Toronto’da kızkardeşim Efnan Abacıoğlu’nun doğumgünü kutlaması için geldim ve bu kapsamda ilk önce Gardiner Museum’da eserlerim sergilendi. Ayrıca eserlerimin bir kısmı yine Gardiner Museum bünyesinde yer alan müze mağazasında yer almak üzere seçildi. Bununla eş zamanlı olarak Turizm ve Kültür Bakanlığımız’ın desteği ile Toronto Abbozzo Galeri’de …. Tarihleri arasında sergim yer aldı. Birçok Türk sanatseverin yanı sıra yabancı sanatseverler de üç hafta süreyle sergimi ziyaret edip beni onurlandırdılar.
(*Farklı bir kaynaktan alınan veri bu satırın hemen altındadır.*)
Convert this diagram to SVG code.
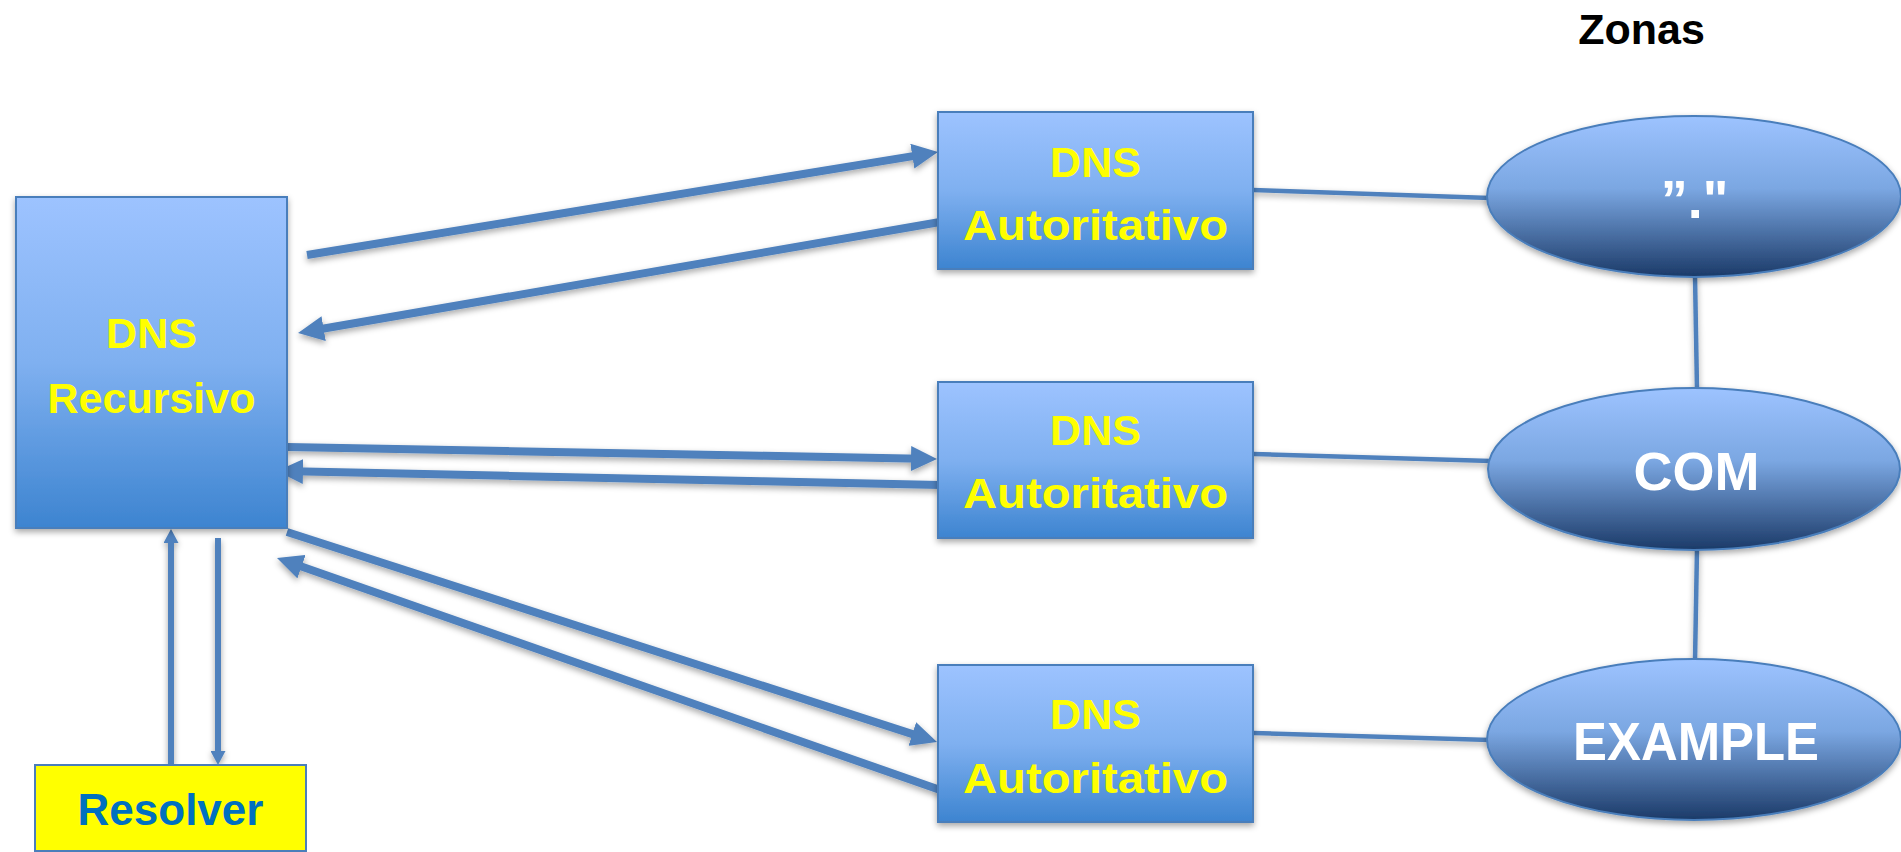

Bu vesile ile tanıştığım değerli kişilerin eserlerime gösterdiği yakın ilgi beni çok mutlu etti. Özellikle Kültür Ataşe’miz Sn. Derya Acar’ın şahsında Bakanlığı’mızın ilgi ve desteği beni gururlandırdı. Bu geçen süreç içinde eserlerimin bir kısmının satın alınıp Toronto evlerinde yer alması beni çok duygulandırdı. Sergi bitiminde, kalan eserlerimin Türkiye’ye geri gönderilme hazırlıklarını yaparken Agha Khan Müzesi’nden gelen bir teklif ile tamamının müze bünyesinde yer alan mağazada satışa sunulmak üzere seçilmiş olması benim için gurur veren bir gelişme oldu.
Toronto’ya gelmişken Toronto’dan bahsetmeden geçmek olmaz. Toronto’yu nasıl buldunuz?
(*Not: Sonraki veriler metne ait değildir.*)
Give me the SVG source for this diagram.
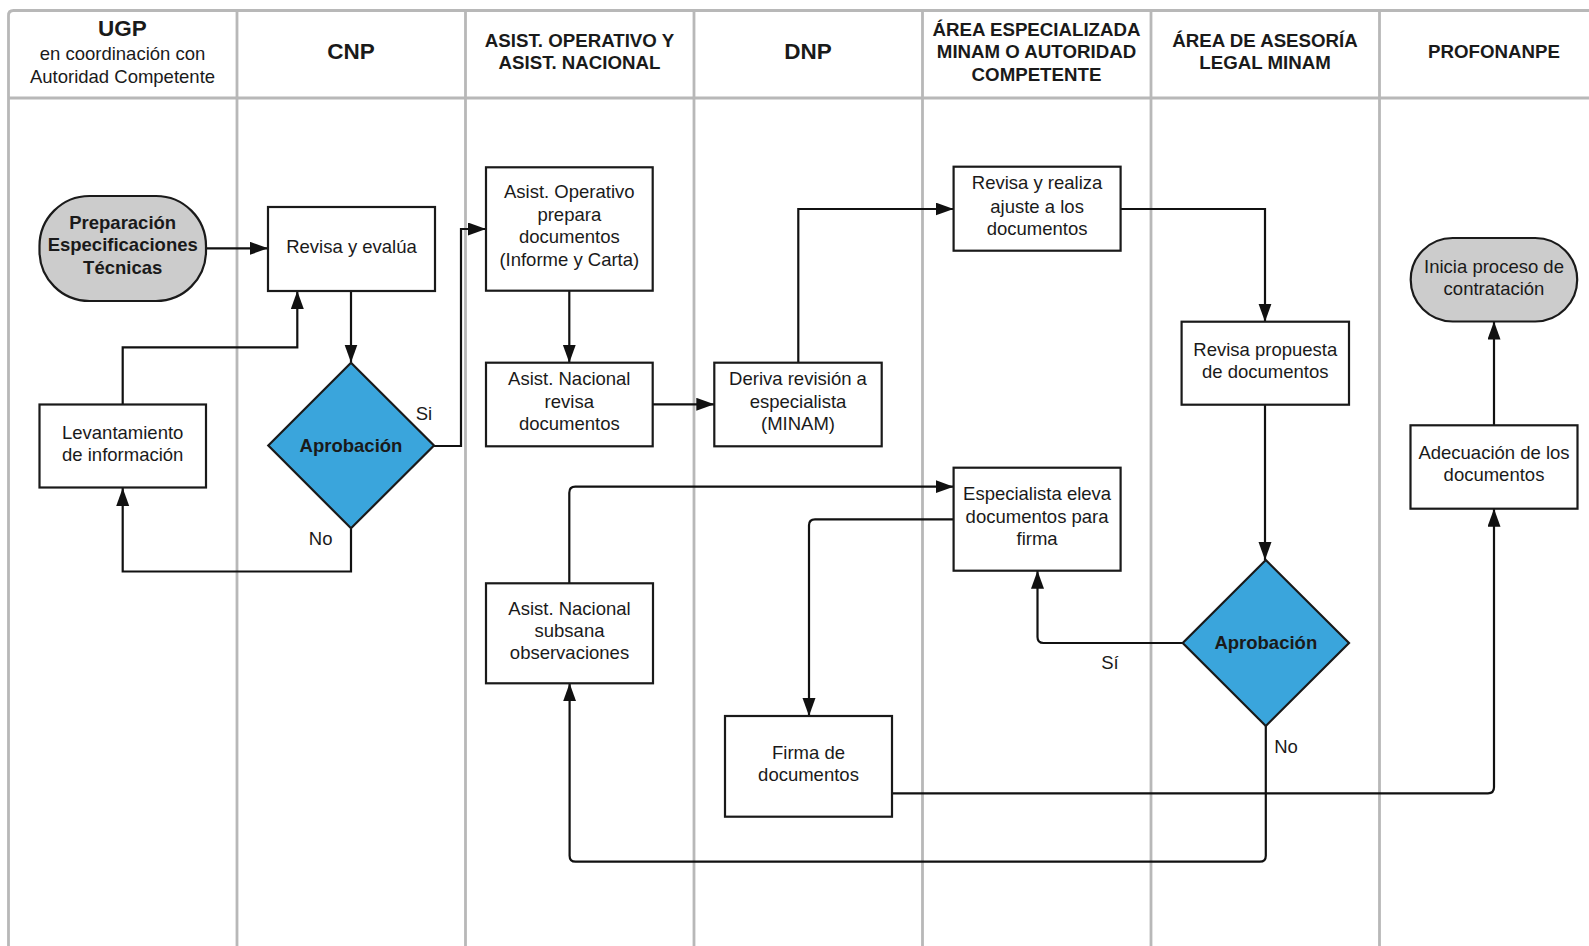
<svg xmlns="http://www.w3.org/2000/svg" width="1589" height="946" viewBox="0 0 1589 946">
  <style>
    .lane { fill: none; stroke: #b8b8b8; stroke-width: 2.8; }
    .box { fill: #ffffff; stroke: #1a1a1a; stroke-width: 2.2; }
    .term { fill: #cccccc; stroke: #1a1a1a; stroke-width: 2.2; }
    .dec { fill: #3aa5dc; stroke: #1a1a1a; stroke-width: 2.2; }
    .t { font-family: "Liberation Sans", Arial, sans-serif; font-size: 18.5px; fill: #1a1a1a; text-anchor: middle; }
    .b { font-weight: bold; }
    .h { font-family: "Liberation Sans", Arial, sans-serif; font-size: 18.7px; font-weight: bold; fill: #1a1a1a; text-anchor: middle; }
    .hl { font-size: 22.5px; }
    .lbl { font-family: "Liberation Sans", Arial, sans-serif; font-size: 18.5px; fill: #1a1a1a; text-anchor: middle; }
    .c { fill: none; stroke: #111111; stroke-width: 2.2; marker-end: url(#arr); }
  </style>
  <defs>
    <marker id="arr" markerUnits="userSpaceOnUse" markerWidth="20" markerHeight="14" refX="18" refY="6.5" orient="auto">
      <path d="M0,0 L18,6.5 L0,13 z" fill="#111111"/>
    </marker>
  </defs>

  <rect width="1589" height="946" fill="#ffffff"/>

  <!-- swimlane frame -->
  <g id="lanes">
    <path class="lane" d="M8.5,946 V15.5 Q8.5,10.5 13.5,10.5 H1589"/>
    <path class="lane" d="M8.5,98 H1589"/>
    <path class="lane" d="M237,10.5 V946 M465.5,10.5 V946 M694,10.5 V946 M922.5,10.5 V946 M1151,10.5 V946 M1379.5,10.5 V946"/>
  </g>

  <!-- lane headers -->
  <g id="headers">
    <text class="h hl" x="122.5" y="35.5">UGP</text>
    <text class="t" x="122.5" y="60">en coordinación con</text>
    <text class="t" x="122.5" y="83">Autoridad Competente</text>
    <text class="h hl" x="351" y="59">CNP</text>
    <text class="h" x="579.5" y="47">ASIST. OPERATIVO Y</text>
    <text class="h" x="579.5" y="69">ASIST. NACIONAL</text>
    <text class="h hl" x="808" y="59">DNP</text>
    <text class="h" x="1036.5" y="35.5">ÁREA ESPECIALIZADA</text>
    <text class="h" x="1036.5" y="58">MINAM O AUTORIDAD</text>
    <text class="h" x="1036.5" y="80.5">COMPETENTE</text>
    <text class="h" x="1265" y="47">ÁREA DE ASESORÍA</text>
    <text class="h" x="1265" y="69">LEGAL MINAM</text>
    <text class="h" x="1494" y="58">PROFONANPE</text>
  </g>

  <!-- connectors -->
  <g id="connectors">
    <path class="c" d="M206,248.3 H268"/>
    <path class="c" d="M351,291 V362.5"/>
    <path class="c" d="M434,446 H461 V229 H486"/>
    <path class="c" d="M351,528.5 V571.5 H122.7 V488"/>
    <path class="c" d="M122.7,404.5 V347.3 H297.3 V291"/>
    <path class="c" d="M569.3,291 V362.7"/>
    <path class="c" d="M653,404.3 H714.3"/>
    <path class="c" d="M798.3,362.7 V209 H953.6"/>
    <path class="c" d="M1120.6,209 H1265 V321.7"/>
    <path class="c" d="M1265,404.7 V560"/>
    <path class="c" d="M1182.7,643 H1043.5 Q1037.5,643 1037.5,637 V570.7"/>
    <path class="c" d="M1265.8,726 V855.7 Q1265.8,861.7 1259.8,861.7 H575.6 Q569.6,861.7 569.6,855.7 V683.3"/>
    <path class="c" d="M569.3,583.3 V492.7 Q569.3,486.7 575.3,486.7 H953.6"/>
    <path class="c" d="M953.6,519.3 H815 Q809,519.3 809,525.3 V716"/>
    <path class="c" d="M892,793.3 H1488 Q1494,793.3 1494,787.3 V508.7"/>
    <path class="c" d="M1494,425.3 V321.5"/>
  </g>

  <!-- branch labels -->
  <g id="labels">
    <text class="lbl" x="424" y="420.3">Si</text>
    <text class="lbl" x="320.7" y="545">No</text>
    <text class="lbl" x="1110" y="669.3">Sí</text>
    <text class="lbl" x="1286" y="752.7">No</text>
  </g>

  <!-- nodes -->
  <g id="n-preparacion">
    <rect class="term" x="39.5" y="196" width="166.5" height="105" rx="50" ry="50"/>
    <text class="t b" x="122.7" y="228.5">Preparación</text>
    <text class="t b" x="122.7" y="251">Especificaciones</text>
    <text class="t b" x="122.7" y="273.5">Técnicas</text>
  </g>
  <g id="n-revisa-evalua">
    <rect class="box" x="268" y="207" width="167" height="84"/>
    <text class="t" x="351.5" y="252.7">Revisa y evalúa</text>
  </g>
  <g id="n-aprobacion-cnp">
    <polygon class="dec" points="351,362.7 434,445.5 351,528.3 268.3,445.5"/>
    <text class="t b" x="351" y="451.8">Aprobación</text>
  </g>
  <g id="n-levantamiento">
    <rect class="box" x="39.5" y="404.5" width="166.5" height="83"/>
    <text class="t" x="122.7" y="438.7">Levantamiento</text>
    <text class="t" x="122.7" y="461">de información</text>
  </g>
  <g id="n-asist-operativo">
    <rect class="box" x="486" y="167.3" width="166.7" height="123.4"/>
    <text class="t" x="569.3" y="198.3">Asist. Operativo</text>
    <text class="t" x="569.3" y="220.8">prepara</text>
    <text class="t" x="569.3" y="243.3">documentos</text>
    <text class="t" x="569.3" y="265.5">(Informe y Carta)</text>
  </g>
  <g id="n-asist-nacional-revisa">
    <rect class="box" x="486" y="362.7" width="166.7" height="83.6"/>
    <text class="t" x="569.3" y="385.3">Asist. Nacional</text>
    <text class="t" x="569.3" y="407.7">revisa</text>
    <text class="t" x="569.3" y="430">documentos</text>
  </g>
  <g id="n-deriva">
    <rect class="box" x="714.3" y="362.7" width="167.4" height="83.6"/>
    <text class="t" x="798" y="385.3">Deriva revisión a</text>
    <text class="t" x="798" y="407.7">especialista</text>
    <text class="t" x="798" y="430">(MINAM)</text>
  </g>
  <g id="n-revisa-realiza">
    <rect class="box" x="953.6" y="166.7" width="167" height="84"/>
    <text class="t" x="1037.1" y="189.3">Revisa y realiza</text>
    <text class="t" x="1037.1" y="212.7">ajuste a los</text>
    <text class="t" x="1037.1" y="235.3">documentos</text>
  </g>
  <g id="n-revisa-propuesta">
    <rect class="box" x="1181.6" y="321.7" width="167.4" height="83"/>
    <text class="t" x="1265.3" y="356">Revisa propuesta</text>
    <text class="t" x="1265.3" y="377.7">de documentos</text>
  </g>
  <g id="n-aprobacion-legal">
    <polygon class="dec" points="1265.8,560 1349,643 1265.8,726 1182.7,643"/>
    <text class="t b" x="1265.8" y="649.3">Aprobación</text>
  </g>
  <g id="n-especialista">
    <rect class="box" x="953.6" y="467.7" width="167" height="103"/>
    <text class="t" x="1037.1" y="500">Especialista eleva</text>
    <text class="t" x="1037.1" y="522.7">documentos para</text>
    <text class="t" x="1037.1" y="545">firma</text>
  </g>
  <g id="n-subsana">
    <rect class="box" x="486" y="583.3" width="167" height="100"/>
    <text class="t" x="569.5" y="614.5">Asist. Nacional</text>
    <text class="t" x="569.5" y="637">subsana</text>
    <text class="t" x="569.5" y="659.3">observaciones</text>
  </g>
  <g id="n-firma">
    <rect class="box" x="725" y="716" width="167" height="100.7"/>
    <text class="t" x="808.5" y="759.3">Firma de</text>
    <text class="t" x="808.5" y="781">documentos</text>
  </g>
  <g id="n-adecuacion">
    <rect class="box" x="1410.5" y="425.3" width="167" height="83.4"/>
    <text class="t" x="1494" y="459.3">Adecuación de los</text>
    <text class="t" x="1494" y="481">documentos</text>
  </g>
  <g id="n-inicia">
    <rect class="term" x="1410.7" y="238" width="166.5" height="83.5" rx="42" ry="42"/>
    <text class="t" x="1494" y="272.7">Inicia proceso de</text>
    <text class="t" x="1494" y="294.7">contratación</text>
  </g>
</svg>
Toronto’ya bu ilk gelişim değil. Daha önceki gelişlerim hep kızkardeşim ve ailesini ziyaret amaçlı olurdu. Ancak bu sefer bunun yanı sıra sanatımla Toronto’da meşgul olmak, sergi açmak, birçok Türk ve yabancı dost edinmek beni çok mutlu etti. Bu arada porselenlerimin Türkiye’den Toronto’ya getirilip burada sergilenmesinde emeği geçen, başta Vedat Abacıoğlu’na ve Toronto’lu dostlarıma minnettarım. Toronto her zaman sevdiğim bir şehirdir, bu sefer havanın da ılıman olması buradaki günlerimi daha da keyiflendirdi.
Kaldığınız sürede Türk Toplumu üyeleri ile de birlikte oldunuz. Gözlemlerinizi paylaşabilir misiniz?
Toronto’da çok güzel, nezih, yardımsever sanat dostu bir Türk topluluğu olması gerçekten insanın yurtdişinda kendini iyi hissetmesini sağlıyor.
Sizi tekrar Kanada’da görebilecek miyiz?
Elbette… Ben Toronto’yu çok seviyorum ve ilk fırsatta büyük bir keyif ve hatta özlemle yine geleceğim kesin.
Bu söyleşimiz için ayırdığınız vakit için okuyucularımız adına çok teşekkür ediyoruz. Başarılarınızın artarak devam etmesini diliyoruz.
Derginizde yer ayırdığınız içi ben sizlere teşekkür ederim. Derginizde yer almaktan mutluluk duydum.